_Set exercise_
Copy out exactly the lines from the start of the data to the line containing "label_y = [28, 43, 270, 283]". Include both.

"""

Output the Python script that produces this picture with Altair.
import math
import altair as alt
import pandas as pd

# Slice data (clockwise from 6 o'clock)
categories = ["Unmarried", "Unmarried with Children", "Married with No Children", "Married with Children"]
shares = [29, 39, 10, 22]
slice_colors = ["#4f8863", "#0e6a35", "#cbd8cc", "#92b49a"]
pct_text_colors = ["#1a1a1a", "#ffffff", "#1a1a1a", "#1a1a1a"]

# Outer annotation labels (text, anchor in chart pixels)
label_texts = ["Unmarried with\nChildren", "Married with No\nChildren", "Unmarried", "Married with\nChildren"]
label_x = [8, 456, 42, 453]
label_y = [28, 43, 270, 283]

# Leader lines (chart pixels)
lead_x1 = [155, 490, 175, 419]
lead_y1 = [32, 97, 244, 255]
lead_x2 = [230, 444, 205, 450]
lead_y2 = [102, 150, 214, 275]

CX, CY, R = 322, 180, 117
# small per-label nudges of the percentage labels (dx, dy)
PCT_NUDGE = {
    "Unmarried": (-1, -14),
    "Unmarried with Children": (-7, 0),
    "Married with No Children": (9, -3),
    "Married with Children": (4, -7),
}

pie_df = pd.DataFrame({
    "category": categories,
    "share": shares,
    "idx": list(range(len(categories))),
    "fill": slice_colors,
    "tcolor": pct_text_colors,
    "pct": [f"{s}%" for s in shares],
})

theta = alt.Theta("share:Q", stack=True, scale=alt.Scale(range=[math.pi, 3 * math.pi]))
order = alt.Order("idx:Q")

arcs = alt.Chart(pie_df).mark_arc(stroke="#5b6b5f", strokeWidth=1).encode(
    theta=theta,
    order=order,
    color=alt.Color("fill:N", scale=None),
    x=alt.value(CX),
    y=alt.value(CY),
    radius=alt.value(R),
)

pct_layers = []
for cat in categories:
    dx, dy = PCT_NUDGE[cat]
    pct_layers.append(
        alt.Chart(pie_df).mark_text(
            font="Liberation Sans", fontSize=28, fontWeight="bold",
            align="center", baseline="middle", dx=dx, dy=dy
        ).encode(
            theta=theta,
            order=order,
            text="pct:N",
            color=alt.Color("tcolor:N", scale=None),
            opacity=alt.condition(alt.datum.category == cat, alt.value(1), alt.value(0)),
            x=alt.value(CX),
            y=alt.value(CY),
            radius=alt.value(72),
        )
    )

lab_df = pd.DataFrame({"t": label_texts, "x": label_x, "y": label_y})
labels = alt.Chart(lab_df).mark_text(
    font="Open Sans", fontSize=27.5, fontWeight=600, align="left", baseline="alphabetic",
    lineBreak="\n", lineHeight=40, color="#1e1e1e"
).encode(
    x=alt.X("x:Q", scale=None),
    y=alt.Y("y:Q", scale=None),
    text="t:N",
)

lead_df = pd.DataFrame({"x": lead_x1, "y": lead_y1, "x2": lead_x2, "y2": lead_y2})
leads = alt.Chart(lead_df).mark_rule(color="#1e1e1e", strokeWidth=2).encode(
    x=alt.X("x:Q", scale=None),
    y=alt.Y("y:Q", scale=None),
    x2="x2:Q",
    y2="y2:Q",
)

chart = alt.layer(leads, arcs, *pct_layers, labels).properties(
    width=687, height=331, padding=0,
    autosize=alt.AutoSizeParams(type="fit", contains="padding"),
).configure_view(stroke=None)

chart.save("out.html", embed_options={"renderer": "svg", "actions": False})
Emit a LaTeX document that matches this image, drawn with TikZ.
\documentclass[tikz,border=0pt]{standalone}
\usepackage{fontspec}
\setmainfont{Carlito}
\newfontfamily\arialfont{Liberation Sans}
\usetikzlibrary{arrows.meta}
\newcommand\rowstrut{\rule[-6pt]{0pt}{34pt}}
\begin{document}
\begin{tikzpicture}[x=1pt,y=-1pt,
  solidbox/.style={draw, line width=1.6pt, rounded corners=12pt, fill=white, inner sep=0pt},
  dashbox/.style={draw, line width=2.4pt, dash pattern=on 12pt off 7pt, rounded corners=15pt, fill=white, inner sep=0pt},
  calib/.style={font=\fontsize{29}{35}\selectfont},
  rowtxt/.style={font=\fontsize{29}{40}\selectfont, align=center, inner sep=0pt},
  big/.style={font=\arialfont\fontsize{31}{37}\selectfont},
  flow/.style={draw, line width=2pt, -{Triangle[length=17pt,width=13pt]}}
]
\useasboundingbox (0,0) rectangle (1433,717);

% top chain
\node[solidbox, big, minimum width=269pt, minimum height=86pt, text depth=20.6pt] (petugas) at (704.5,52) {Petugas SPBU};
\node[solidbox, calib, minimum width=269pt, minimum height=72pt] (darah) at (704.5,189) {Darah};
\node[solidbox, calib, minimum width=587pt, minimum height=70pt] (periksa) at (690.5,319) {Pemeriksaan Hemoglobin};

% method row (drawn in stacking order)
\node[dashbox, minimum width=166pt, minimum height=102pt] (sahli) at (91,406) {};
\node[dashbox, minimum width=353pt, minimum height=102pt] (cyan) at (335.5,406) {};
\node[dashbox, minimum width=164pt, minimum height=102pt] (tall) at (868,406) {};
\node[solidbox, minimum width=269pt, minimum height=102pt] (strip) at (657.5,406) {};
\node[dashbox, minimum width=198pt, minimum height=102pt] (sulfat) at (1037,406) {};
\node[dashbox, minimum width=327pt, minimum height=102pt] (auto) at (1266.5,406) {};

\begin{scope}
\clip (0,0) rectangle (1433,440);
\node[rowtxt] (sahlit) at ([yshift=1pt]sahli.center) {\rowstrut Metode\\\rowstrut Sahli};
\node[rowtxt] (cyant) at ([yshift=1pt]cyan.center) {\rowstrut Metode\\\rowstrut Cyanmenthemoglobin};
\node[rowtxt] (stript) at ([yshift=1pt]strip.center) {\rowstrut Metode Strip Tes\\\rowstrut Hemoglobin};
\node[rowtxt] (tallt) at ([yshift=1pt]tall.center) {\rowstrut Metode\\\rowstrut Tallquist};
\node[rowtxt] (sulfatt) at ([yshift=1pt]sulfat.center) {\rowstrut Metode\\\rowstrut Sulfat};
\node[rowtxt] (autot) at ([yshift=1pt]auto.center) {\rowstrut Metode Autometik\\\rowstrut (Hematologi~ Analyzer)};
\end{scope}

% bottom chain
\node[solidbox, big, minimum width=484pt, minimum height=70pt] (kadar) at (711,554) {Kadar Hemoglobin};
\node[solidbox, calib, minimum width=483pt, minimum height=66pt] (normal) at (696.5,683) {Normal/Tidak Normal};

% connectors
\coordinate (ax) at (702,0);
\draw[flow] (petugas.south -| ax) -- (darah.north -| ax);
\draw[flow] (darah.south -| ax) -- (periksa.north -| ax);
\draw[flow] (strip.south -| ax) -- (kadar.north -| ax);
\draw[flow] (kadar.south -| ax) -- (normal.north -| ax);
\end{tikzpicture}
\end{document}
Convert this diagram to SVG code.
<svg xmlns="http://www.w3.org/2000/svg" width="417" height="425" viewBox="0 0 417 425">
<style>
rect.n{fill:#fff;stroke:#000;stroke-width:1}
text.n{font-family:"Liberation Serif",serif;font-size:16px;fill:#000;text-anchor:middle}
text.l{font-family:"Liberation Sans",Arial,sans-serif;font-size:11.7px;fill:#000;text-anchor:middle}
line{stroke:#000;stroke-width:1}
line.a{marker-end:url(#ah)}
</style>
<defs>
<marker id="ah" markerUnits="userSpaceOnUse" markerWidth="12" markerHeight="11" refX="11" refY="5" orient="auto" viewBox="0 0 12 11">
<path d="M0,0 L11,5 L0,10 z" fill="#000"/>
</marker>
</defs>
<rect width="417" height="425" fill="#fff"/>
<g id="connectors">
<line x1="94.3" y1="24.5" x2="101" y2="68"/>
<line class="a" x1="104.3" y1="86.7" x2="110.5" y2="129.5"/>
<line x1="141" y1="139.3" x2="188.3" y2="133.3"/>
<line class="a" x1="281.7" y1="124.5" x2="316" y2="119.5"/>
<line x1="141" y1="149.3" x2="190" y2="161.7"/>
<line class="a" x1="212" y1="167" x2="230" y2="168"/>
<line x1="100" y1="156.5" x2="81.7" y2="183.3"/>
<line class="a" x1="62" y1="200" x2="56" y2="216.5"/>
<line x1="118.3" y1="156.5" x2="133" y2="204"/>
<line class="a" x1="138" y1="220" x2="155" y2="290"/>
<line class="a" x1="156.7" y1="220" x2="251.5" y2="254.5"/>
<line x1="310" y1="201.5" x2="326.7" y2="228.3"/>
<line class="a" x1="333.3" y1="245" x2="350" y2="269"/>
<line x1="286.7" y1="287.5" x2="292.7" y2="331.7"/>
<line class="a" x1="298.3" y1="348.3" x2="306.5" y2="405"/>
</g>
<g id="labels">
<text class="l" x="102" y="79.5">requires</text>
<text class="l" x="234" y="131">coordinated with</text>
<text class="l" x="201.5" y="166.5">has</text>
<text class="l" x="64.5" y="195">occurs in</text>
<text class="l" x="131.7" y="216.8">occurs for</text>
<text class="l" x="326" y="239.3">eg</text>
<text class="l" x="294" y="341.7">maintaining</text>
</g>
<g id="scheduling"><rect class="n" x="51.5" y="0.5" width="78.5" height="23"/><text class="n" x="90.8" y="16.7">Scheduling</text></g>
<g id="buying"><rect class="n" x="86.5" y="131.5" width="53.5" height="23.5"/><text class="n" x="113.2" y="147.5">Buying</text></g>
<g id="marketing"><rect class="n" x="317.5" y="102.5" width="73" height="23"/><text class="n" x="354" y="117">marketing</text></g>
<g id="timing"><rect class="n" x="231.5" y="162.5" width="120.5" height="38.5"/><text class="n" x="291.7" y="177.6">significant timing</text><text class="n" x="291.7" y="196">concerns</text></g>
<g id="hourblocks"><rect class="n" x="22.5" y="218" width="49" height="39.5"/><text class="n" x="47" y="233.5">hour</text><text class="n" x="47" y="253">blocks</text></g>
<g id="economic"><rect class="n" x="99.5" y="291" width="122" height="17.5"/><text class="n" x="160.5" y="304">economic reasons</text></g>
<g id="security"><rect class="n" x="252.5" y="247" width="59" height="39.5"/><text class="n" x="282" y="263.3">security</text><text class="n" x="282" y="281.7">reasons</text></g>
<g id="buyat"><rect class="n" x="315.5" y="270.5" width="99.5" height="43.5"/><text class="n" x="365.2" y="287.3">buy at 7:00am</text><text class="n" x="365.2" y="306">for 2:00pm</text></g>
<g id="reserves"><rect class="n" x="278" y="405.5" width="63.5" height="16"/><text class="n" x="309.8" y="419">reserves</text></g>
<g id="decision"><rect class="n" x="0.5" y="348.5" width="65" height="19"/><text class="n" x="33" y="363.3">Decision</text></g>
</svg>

"""

_The answer_
Output the Python script that produces this picture with Altair.
import math
import altair as alt
import pandas as pd

# Slice data (clockwise from 6 o'clock)
categories = ["Unmarried", "Unmarried with Children", "Married with No Children", "Married with Children"]
shares = [29, 39, 10, 22]
slice_colors = ["#4f8863", "#0e6a35", "#cbd8cc", "#92b49a"]
pct_text_colors = ["#1a1a1a", "#ffffff", "#1a1a1a", "#1a1a1a"]

# Outer annotation labels (text, anchor in chart pixels)
label_texts = ["Unmarried with\nChildren", "Married with No\nChildren", "Unmarried", "Married with\nChildren"]
label_x = [8, 456, 42, 453]
label_y = [28, 43, 270, 283]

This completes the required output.